Twenty-five years and nearly one-million units later, the originating principles are effectively unchanged.
Historic Mazda Models. Click image to enlarge
At the Mazda stand an array of historic Mazda models were displayed. The first-generation cars were represented by 1990 models, the 500,000th and 700,000th cars were there, too, along with a unique MX-5 with a fixed roof and several race cars. One (the only) 1998 model was present, although it lacked an engine and was built as a styling exercise.

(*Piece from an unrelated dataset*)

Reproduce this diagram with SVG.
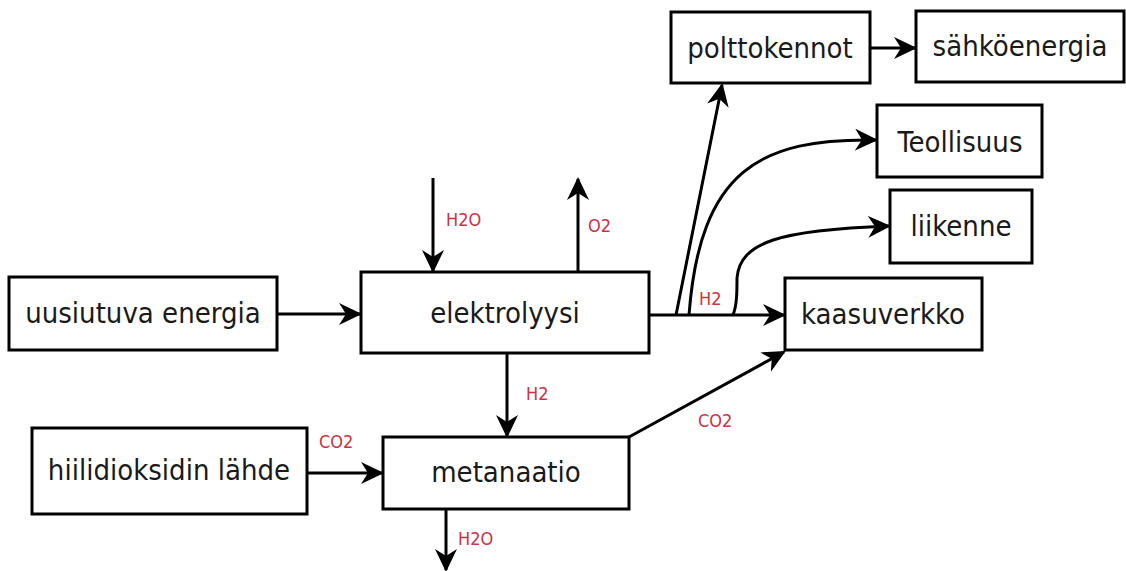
<svg xmlns="http://www.w3.org/2000/svg" width="1126" height="571" viewBox="0 0 1126 571">
<style>
.box{fill:#fff;stroke:#000;stroke-width:3}
.t{font-family:"DejaVu Sans Condensed","DejaVu Sans",sans-serif;font-stretch:condensed;font-size:29px;fill:#1a1a1a;text-anchor:middle}
.lbl{font-family:"DejaVu Sans Condensed","DejaVu Sans",sans-serif;font-stretch:condensed;font-size:18px;fill:#cc3344}
.c{fill:none;stroke:#000;stroke-width:3}
</style>
<defs>
<marker id="ah" markerUnits="userSpaceOnUse" markerWidth="26" markerHeight="24" refX="21" refY="11" orient="auto">
<path d="M0,0 L23,11 L0,22 L7,11 z" fill="#000"/>
</marker>
</defs>
<rect width="1126" height="571" fill="#fff"/>
<g id="connectors">
<line class="c" x1="277" y1="314" x2="360" y2="314" marker-end="url(#ah)"/>
<line class="c" x1="433" y1="178" x2="433" y2="271" marker-end="url(#ah)"/>
<line class="c" x1="578" y1="272" x2="578" y2="179" marker-end="url(#ah)"/>
<line class="c" x1="649" y1="315" x2="784" y2="315" marker-end="url(#ah)"/>
<line class="c" x1="676" y1="315" x2="722" y2="85" marker-end="url(#ah)"/>
<path class="c" d="M689,315 C700,170 760,138 876,140" marker-end="url(#ah)"/>
<path class="c" d="M733,315 C737,305 737,292 737,278 C740,242 780,230 889,226" marker-end="url(#ah)"/>
<line class="c" x1="870" y1="48" x2="915" y2="48" marker-end="url(#ah)"/>
<line class="c" x1="507" y1="353" x2="507" y2="436" marker-end="url(#ah)"/>
<line class="c" x1="307" y1="473" x2="382" y2="473" marker-end="url(#ah)"/>
<line class="c" x1="446" y1="509" x2="446" y2="570" marker-end="url(#ah)"/>
<line class="c" x1="629" y1="437" x2="784" y2="352" marker-end="url(#ah)"/>
<text class="lbl" x="446" y="226">H2O</text>
<text class="lbl" x="588" y="232">O2</text>
<text class="lbl" x="699" y="305">H2</text>
<text class="lbl" x="526" y="400">H2</text>
<text class="lbl" x="319" y="448">CO2</text>
<text class="lbl" x="698" y="427">CO2</text>
<text class="lbl" x="458" y="545">H2O</text>
</g>
<g id="uusiutuva"><rect class="box" x="9" y="277" width="268" height="73"/><text class="t" x="143" y="323">uusiutuva energia</text></g>
<g id="elektrolyysi"><rect class="box" x="361" y="272" width="288" height="81"/><text class="t" x="505" y="323">elektrolyysi</text></g>
<g id="hiilidioksidi"><rect class="box" x="32" y="428" width="275" height="86"/><text class="t" x="169" y="480">hiilidioksidin lähde</text></g>
<g id="metanaatio"><rect class="box" x="383" y="437" width="246" height="72"/><text class="t" x="506" y="482">metanaatio</text></g>
<g id="polttokennot"><rect class="box" x="671" y="12" width="199" height="71"/><text class="t" x="770" y="58">polttokennot</text></g>
<g id="sahkoenergia"><rect class="box" x="916" y="11" width="208" height="71"/><text class="t" x="1020" y="56">sähköenergia</text></g>
<g id="teollisuus"><rect class="box" x="877" y="105" width="165" height="72"/><text class="t" x="960" y="152">Teollisuus</text></g>
<g id="liikenne"><rect class="box" x="890" y="190" width="142" height="73"/><text class="t" x="961" y="236">liikenne</text></g>
<g id="kaasuverkko"><rect class="box" x="785" y="278" width="197" height="72"/><text class="t" x="883" y="324">kaasuverkko</text></g>
</svg>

There were no production MX-5s at all.
The 25th Anniversary Model, according to Mazda, “is culmination of everything we have learnt about open-top lightweight sports cars over the past 25 years.” It is, they say, “the best MX-5 yet.”
The signature colour is Soul Red Mica, which “symbolizes Mazda’s passion in the pursuit of driving excellence.” The A-pillars are painted in a contrasting gloss black and masked by hand before the red paint is applied to the body.
Mazda’s engineers were tasked to select only “lightest, best balanced parts for inclusion in the engine,” creating an engine that “revs even more freely, delivering extraordinary response” and a signature engine note.
The interior features a hand-painted instrument panel with black-to-red gradations that will vary from vehicle to vehicle, and special off-white leather seating surfaces.
MX-5 (FR) Skyactiv Chassis. Click image to enlarge
Specifically, the MX-5 Miata’s 25th Anniversary Special Edition features include:
- Pistons, connecting rods and flywheel which are carefully selected for the best balance
- Soul Red Mica body color
- Brilliant Black roof, A-pillars, seatback bar garnish, door mirrors
- Black front combination lamp bezels
- 25th anniversary badge (with serial number)
- Off-white leather seats and door trim (with 25th anniversary logo and contrasting red stitching)
- Piano Black steering wheel spokes
- Genuine leather steering wheel cover, manual transmission shift lever boot, parking brake lever handle and armrests which make effective use of contrast red stitching
- Hand-painted red decoration panel
- Stainless steel scuff plate (with 25th anniversary logo)
- Satin-chrome finished louver rings, meter rings and inner door handles
- Bright finished meter rings
- Aluminum pedals
- Bridgestone Potenza RE05A 205/45R17 84W tires and 17-inch Dark Gunmetal aluminum alloy wheels
But this won’t be a common car, built in numbers commensurate with demand. Only 100 examples will be available in Canada (along with 100 for the US). Availability will be summer 2014 and the announced price is $40,925.
Additional Mazda MX-5 news at the New York International Auto Show was the reveal of a new Skyactiv chassis, currently in development. It will form the basis of the next (fourth) generation MX-5, which will, according to Mazda, be lighter, stronger, smaller than the current model. Mazda is projecting that this new MX-5 will debut in 2016.
The chassis shows the engine farther back and closer to the centre of the car, and weighs 100 kilograms (220 pounds) less than the outgoing chassis. Apparently the next generation MX-5 will be the smallest MX-5 ever.
This is the first rear-wheel drive Skyactiv chassis from Mazda, representing a long-term commitment from the company to the MX-5 and the roadster concept. Congratulations all around are in order, I think, and “thanks” from sports car fans everywhere!